1. The selection of Lincoln as exemplar here is very strange. Lincoln was implacably opposed to slavery, but he also scored very high on the Human Law Respecter scale. I'm not talking here about early positions like his Lyceum Address, which called on his countrymen "never to violate in the least particular, the laws of the country," and argued that "bad laws, if they exist, should be repealed as soon as possible, still while they continue in force, for the sake of example, they should be religiously observed." I'm talking about his mature position—such as his response to the Dred Scott decision, which recognized that state legislatures had once "held the unquestioned power to abolish slavery in their respective States," but that many "State Constitutions [now] withhold that power from the Legislatures," and that Congress had "decide[d] that it will not continue the prohibition" on slavery in the territories. Or consider his First Inaugural, which disclaimed any "lawful right" to "interfere with the institution of slavery in the States where it exists." Or his famous 1864 pronouncement that "If slavery is not wrong, nothing is wrong"—paired with a declaration that, "in ordinary civil administration," his presidential oath "even forbade me to practically indulge my primary abstract judgment on the moral question of slavery." And so on.
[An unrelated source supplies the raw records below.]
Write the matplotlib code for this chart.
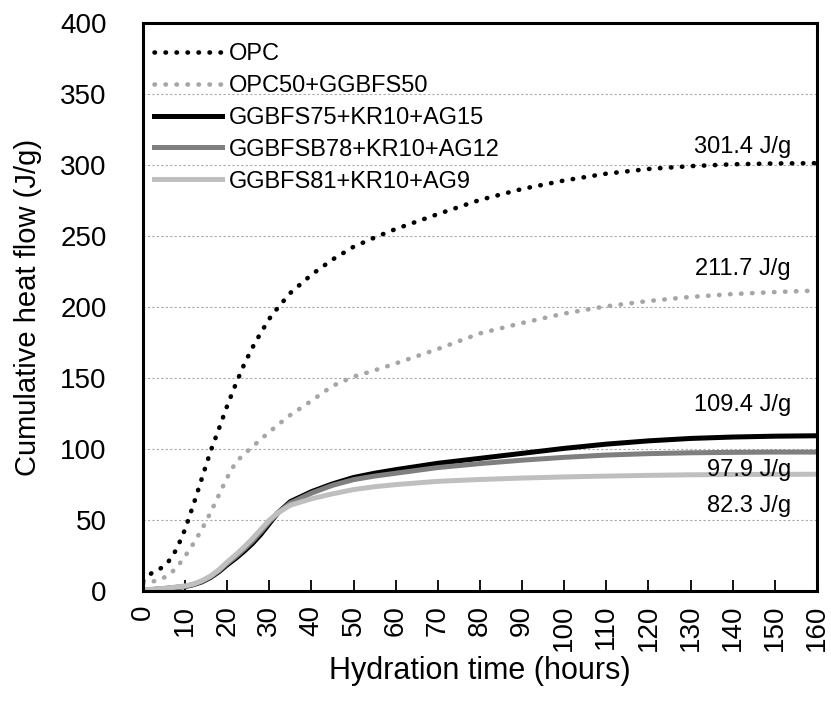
import matplotlib
matplotlib.use("Agg")
import matplotlib.pyplot as plt

plt.rcParams['font.family'] = ['Liberation Sans', 'DejaVu Sans']

# hydration time (h) and cumulative heat (J/g) for each mix
hours = [0, 2, 4, 6, 8, 10, 12, 14, 16, 18, 20, 22, 24, 26, 28, 30, 32, 35,
         40, 45, 50, 55, 60, 70, 80, 90, 100, 110, 120, 130, 140, 150, 160]

opc = [7, 12.5, 15.5, 20.5, 29.5, 43.5, 61, 79.5, 98, 114, 130.5, 145.5, 159.5,
       171.5, 182, 191.8, 199.5, 210, 222.8, 233.5, 242.5, 249, 255, 265.5,
       275.5, 283.2, 289.2, 294, 297.3, 299.3, 300.6, 301.2, 301.4]

opc50 = [5.5, 6.5, 8, 11, 16.5, 24.5, 33.5, 43.5, 55, 67.5, 80, 90.5, 96.5,
         101.5, 107, 112, 117, 124, 134, 144.5, 151, 155.5, 160.3, 170.5,
         181.5, 188.8, 195.5, 200.6, 204.3, 207.2, 209.2, 210.6, 211.7]

ggbfs75 = [0.5, 1, 1.5, 2, 2.6, 3.2, 4.5, 6.5, 9.5, 13.5, 18.5, 23, 28, 33.5,
           40, 47.5, 55, 63, 70, 75.5, 80, 83, 85.5, 90, 93.5, 97, 100.5,
           103.5, 105.8, 107.5, 108.5, 109.1, 109.4]

ggbfsb78 = [0.5, 1, 1.5, 2, 2.7, 3.4, 4.7, 6.9, 10, 14.2, 19.5, 24.2, 29.5,
            35.2, 41.8, 48.8, 55, 62, 69, 74.5, 78.5, 81, 83, 87, 89.8, 92.2,
            94.2, 95.8, 96.8, 97.4, 97.7, 97.9, 97.9]

ggbfs81 = [1, 1.3, 1.7, 2.2, 2.9, 3.6, 5, 7.3, 10.5, 15, 20.5, 25.5, 31, 37,
           43.5, 50, 55, 60.5, 65, 68.5, 71.5, 73.5, 75, 77.3, 78.6, 79.6,
           80.4, 81, 81.5, 81.9, 82.1, 82.2, 82.3]

labels = ['OPC', 'OPC50+GGBFS50', 'GGBFS75+KR10+AG15',
          'GGBFSB78+KR10+AG12', 'GGBFS81+KR10+AG9']

# final-value annotations: (value, y position of the text)
end_notes = [(opc[-1], 313), (opc50[-1], 227), (ggbfs75[-1], 131),
             (ggbfsb78[-1], 85), (ggbfs81[-1], 60)]

fig = plt.figure(figsize=(8.31, 7.02), dpi=100)
ax = fig.add_axes([0.172, 0.158, 0.811, 0.809])

dots = (0, (0.1, 2.3))
ax.plot(hours, opc, color='black', lw=3.3, linestyle=dots,
        dash_capstyle='round', label=labels[0])
ax.plot(hours, opc50, color='#a6a6a6', lw=3.3, linestyle=dots,
        dash_capstyle='round', label=labels[1])
ax.plot(hours, ggbfs75, color='black', lw=3.6, label=labels[2])
ax.plot(hours, ggbfsb78, color='#7f7f7f', lw=3.6, label=labels[3])
ax.plot(hours, ggbfs81, color='#bfbfbf', lw=3.6, label=labels[4])

for val, ypos in end_notes:
    ax.text(153.8, ypos, f'{val:.1f} J/g', ha='right', va='center', fontsize=17)

ax.set_xlim(0, 160)
ax.set_ylim(0, 400)
ax.set_xticks(range(0, 161, 10))
ax.set_yticks(range(0, 401, 50))
ax.tick_params(axis='x', direction='in', length=8, width=1.3, labelsize=20,
               labelrotation=90, pad=10)
ax.tick_params(axis='y', length=0, labelsize=20, pad=26)

for y in range(50, 400, 50):
    ax.axhline(y, color='#a8a8a8', lw=0.8, linestyle=(0, (2, 2)), zorder=0)

for s in ax.spines.values():
    s.set_linewidth(2.2)

ax.set_xlabel('Hydration time (hours)', fontsize=22, labelpad=3)
ax.set_ylabel('Cumulative heat flow (J/g)', fontsize=21, labelpad=13)

ax.legend(loc='upper left', bbox_to_anchor=(-0.004, 0.99), frameon=False,
          fontsize=17, handlelength=2.85, handletextpad=0.3, labelspacing=0.42,
          borderaxespad=0.2)

fig.savefig('out.png', dpi=100)
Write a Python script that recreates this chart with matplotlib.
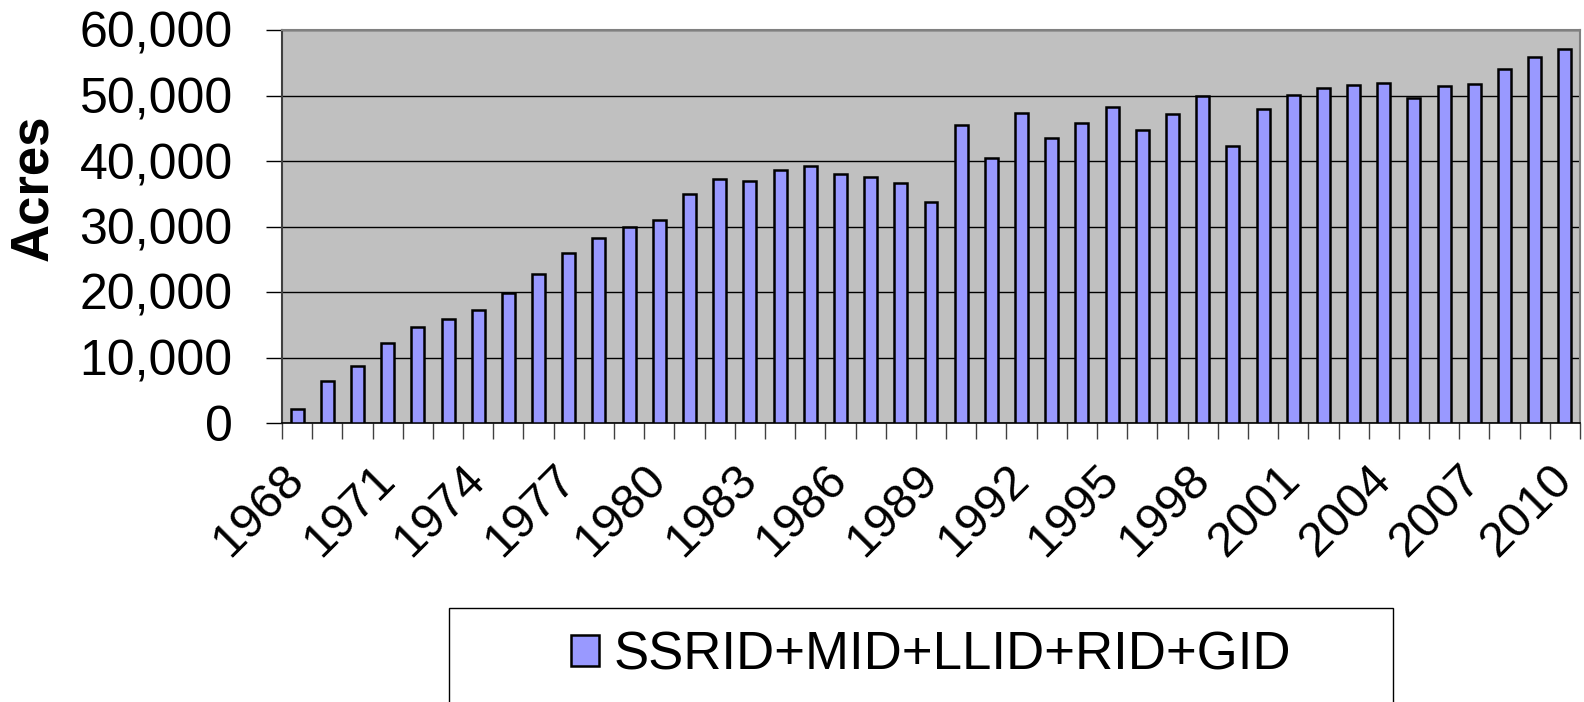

Lincoln couldn't have been clearer that slavery was legal in many states, even while it was also wrong. Unlike Douglas, Lincoln was openly opposed to slavery, he wanted to restrain its expansion with the legal tools available, and he hoped that the proper legal authorities would eliminate it where it existed—soon, in our days. But he also recognized, as he had to, that slavery was part of American law at the time. He rejected, rather than endorsed, the view that "a law authorizing [slavery] would be no law at all"—even as he insisted that such laws were morally wrong and ought to be opposed. Law, for Lincoln, was never above moral question, but law and morals were nonetheless distinct.
2. Smith's post helps put into words a longstanding concern of mine, which is that the program of "common good constitutionalism" may put too much emphasis on constitutions. Our polity is one in which almost all of the important subjects addressed by law are addressed by subconstitutional law. Lincoln, for example, likely saw polygamy as an "intrinsic evil" in Smith's terms, and he opposed the admission of Utah as a state so long as the practice was legal there. But he also argued that, as things stood, "[t]here is nothing in the United States Constitution or law against polygamy." Why would there be? A confederation of states united only by a loose treaty, with otherwise complete legal systems of their own, wouldn't have needed any federal law—much less federal constitutional law—for or against polygamy.
The same was true, as of 1788, of abortion. There was no need for the delegates at Philadelphia to say anything on the topic; the U.S. Constitution did nothing to limit it, any more than it did to limit slavery. Those who opposed abortion then, like those who opposed slavery then, had to do so via the legislative or the amendment process.
The Thirteenth Amendment abolished slavery. Some argue that the Fourteenth Amendment, through its guarantee of equal protection, also abolished abortion; others disagree. There's no way to resolve these debates with an argument, maybe even a conclusive argument, as to whether abortion is wrong. Different polities address different wrongs through different legal instruments, if they're fortunate enough to address them at all. I worry that Smith is mistaking attempts at precision of thought in these matters for indifference or weakness of will.